Facing U.S. justice: Guatemalan authorities have extradited former President Alfonso Portillo to the U.S. to face charges of using U.S. banks to launder some $70 million embezzled from his government. The government’s decision to extradite Portillo was a tacit admission that he would not be able to be convicted in Guatemala, where the justice system is seen as corrupt and easily influenced. In 2011, a Guatemalan court found Portillo not guilty of embezzlement, while this year a court overturned the landmark genocide conviction of former dictator Efraín Ríos Montt.
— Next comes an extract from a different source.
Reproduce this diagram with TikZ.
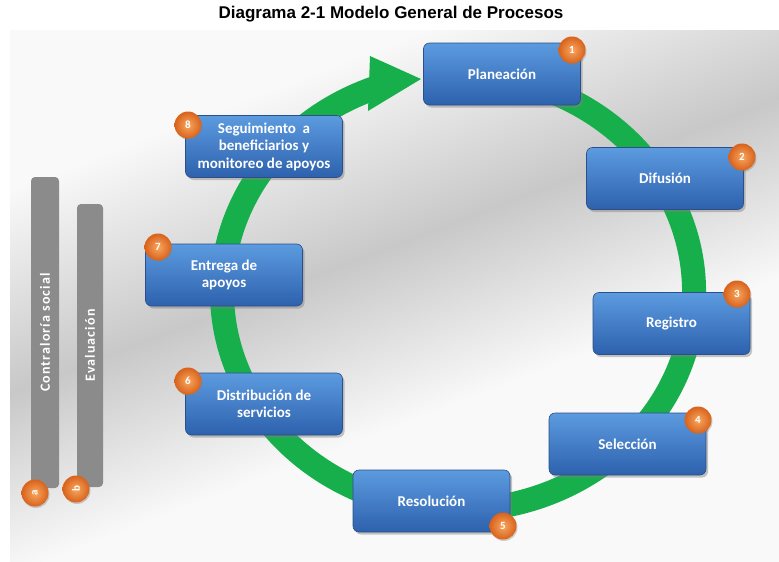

Portillo, who was president from 2000 to 2004, is the first former Latin American leader ever to be extradited to the U.S.

Caracas, Venezuela

U.S. soldiers shot: Two U.S. Embassy military attachés were injured by gunfire outside a Caracas strip club this week. “Apparently it was a fight originating in a nightspot where these people were attacked, and shots were fired at them,” police spokesman Douglas Rico told Venezuelan TV channel Globovisión. Violent crime is endemic in the Venezuelan capital, which has one of the highest murder rates in the world. President Nicolás Maduro recently deployed the army in the city to set up checkpoints, and he wants to ban TV shows that promote a “cult of weapons.” The soldiers’ injuries aren’t life-threatening.